Michigan charges two right-wing operatives with felonies over voter suppression scheme.
From left, Jacob Wohl and Jack Burkman in 2018. On Thursday they were charged with felonies related to voter suppression in connection with thousands of intimidating robocalls.
From left, Jacob Wohl and Jack Burkman in 2018. On Thursday they were charged with felonies related to voter suppression in connection with thousands of intimidating robocalls.Credit…Joshua Roberts/Reuters
Two right-wing political operatives were charged Thursday with a series of felonies in connection with a robocall scheme that Michigan’s attorney general said was part of a broad effort intended to intimidate minority voters from casting mail-in ballots.
The operatives, Jack Burkman and Jacob Wohl, made automated calls to around 12,000 Michigan residents in August, warning them that their personal information from mail-in ballots could be used to execute outstanding arrest warrants or by credit card companies to collect unpaid debts, the authorities said.
Many of the residents who were targeted live in Detroit and other cities, said Dana Nessel, Michigan’s attorney general.
The calls — believed to be among 85,000 made nationally by the operatives — also claimed that mail-in voting information could be used by the government to track people for mandatory vaccination programs, the attorney general’s office said.
Both men have drawn attention for their efforts to smear opponents of President Trump.
“This effort specifically targeted minority voters in an attempt to deter them from voting in the November election,” Ms.

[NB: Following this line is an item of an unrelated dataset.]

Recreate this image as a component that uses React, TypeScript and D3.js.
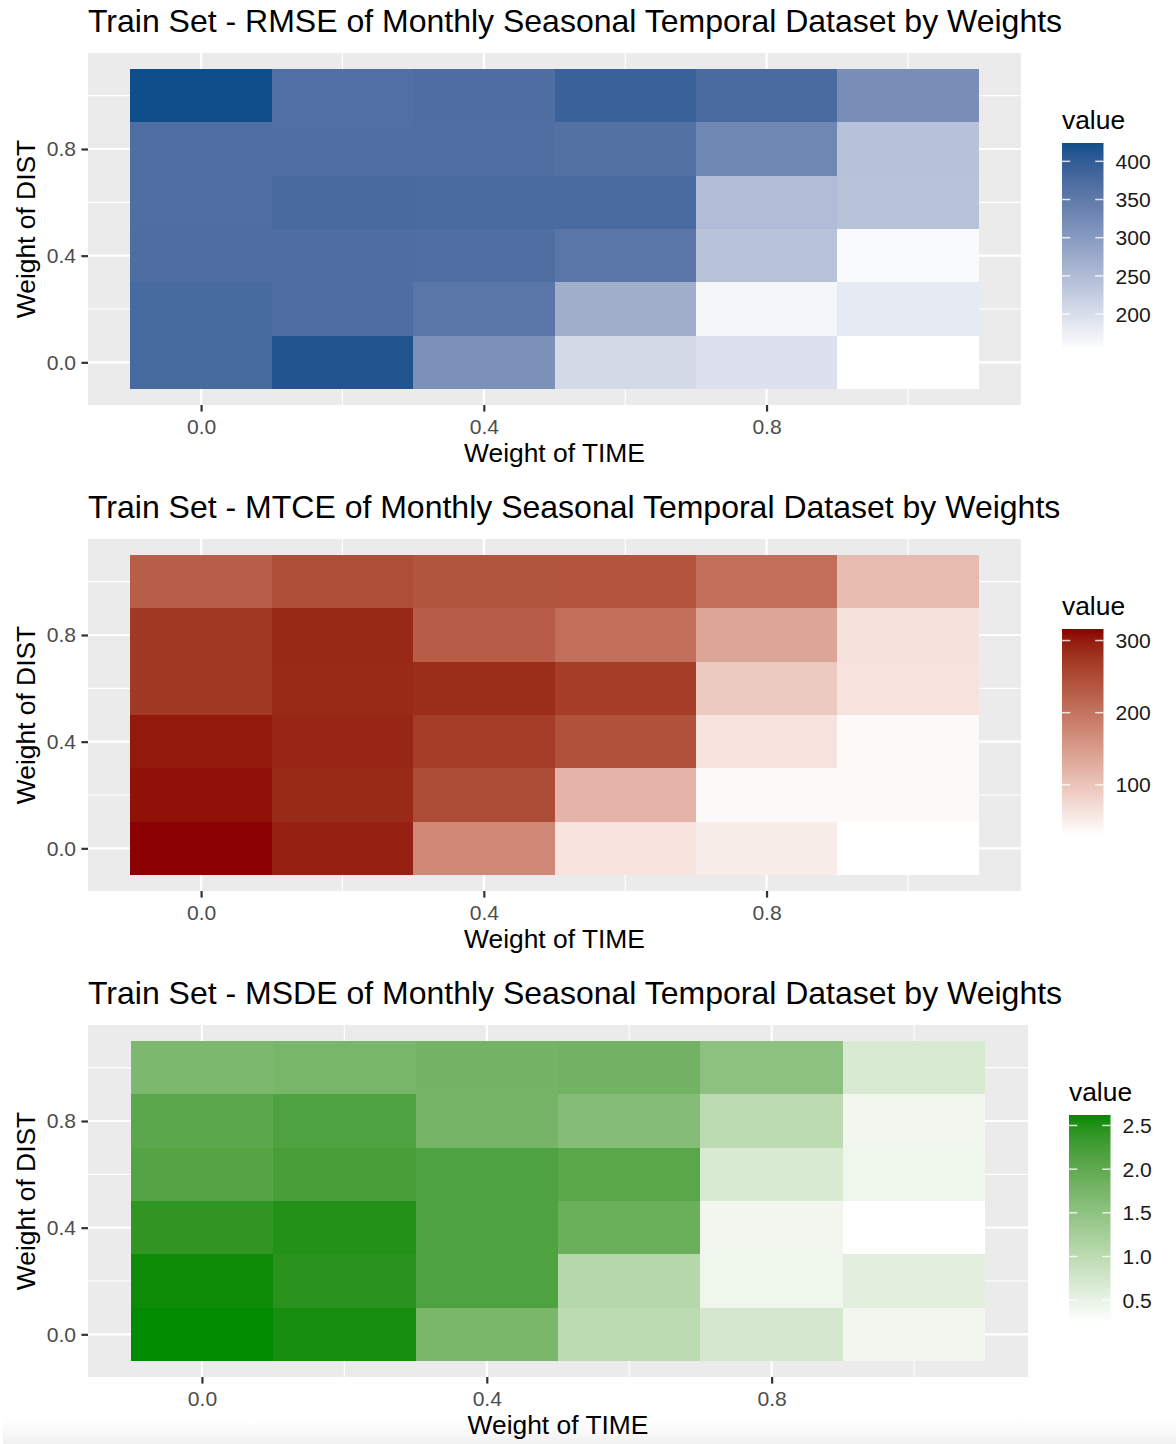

Nessel said in a statement. “We’re all well aware of the frustrations caused by the millions of nuisance robocalls flooding our cellphones and landlines each day, but this particular message poses grave consequences for our democracy and the principles upon which it was built. Michigan voters are entitled to a full, free and fair election in November and my office will not hesitate to pursue those who jeopardize that.”
Mr. Burkman, 54, of Arlington, Va., and Mr. Wohl, 22, of Los Angeles, were each charged with intimidating voters, conspiracy to intimidate voters, using a computer to intimidate voters and conspiracy to use a computer to intimidate voters, according to a criminal complaint.
Mr. Burkman, who is well known for peddling right-wing conspiracy theories and who has tried to smear public figures that included the special counsel Robert S. Mueller III with fabricated sexual misconduct allegations, did not immediately respond to a request for comment.
Efforts to reach Mr. Wohl, who has contributed to The Gateway Pundit, a right-wing news site, were unsuccessful. Mr. Wohl’s Twitter account was suspended. Mr. Wohl was charged last month with a felony in California related to the sale of a security, according to court documents.
It was not immediately clear if Mr. Burkman, a lawyer, and Mr. Wohl would face charges in other states to which they had made robocalls. Those included New York, Pennsylvania, Ohio and Illinois, the authorities said.
The allegations that the two operatives tried to prevent voters of color from casting mail-in ballots came just days after Mr. Trump again sought to discredit mail-in voting during Tuesday night’s debate, saying it was rife with fraud.
Tens of millions of voters are expected to use mail-in ballots to avoid voting in person because of the coronavirus pandemic.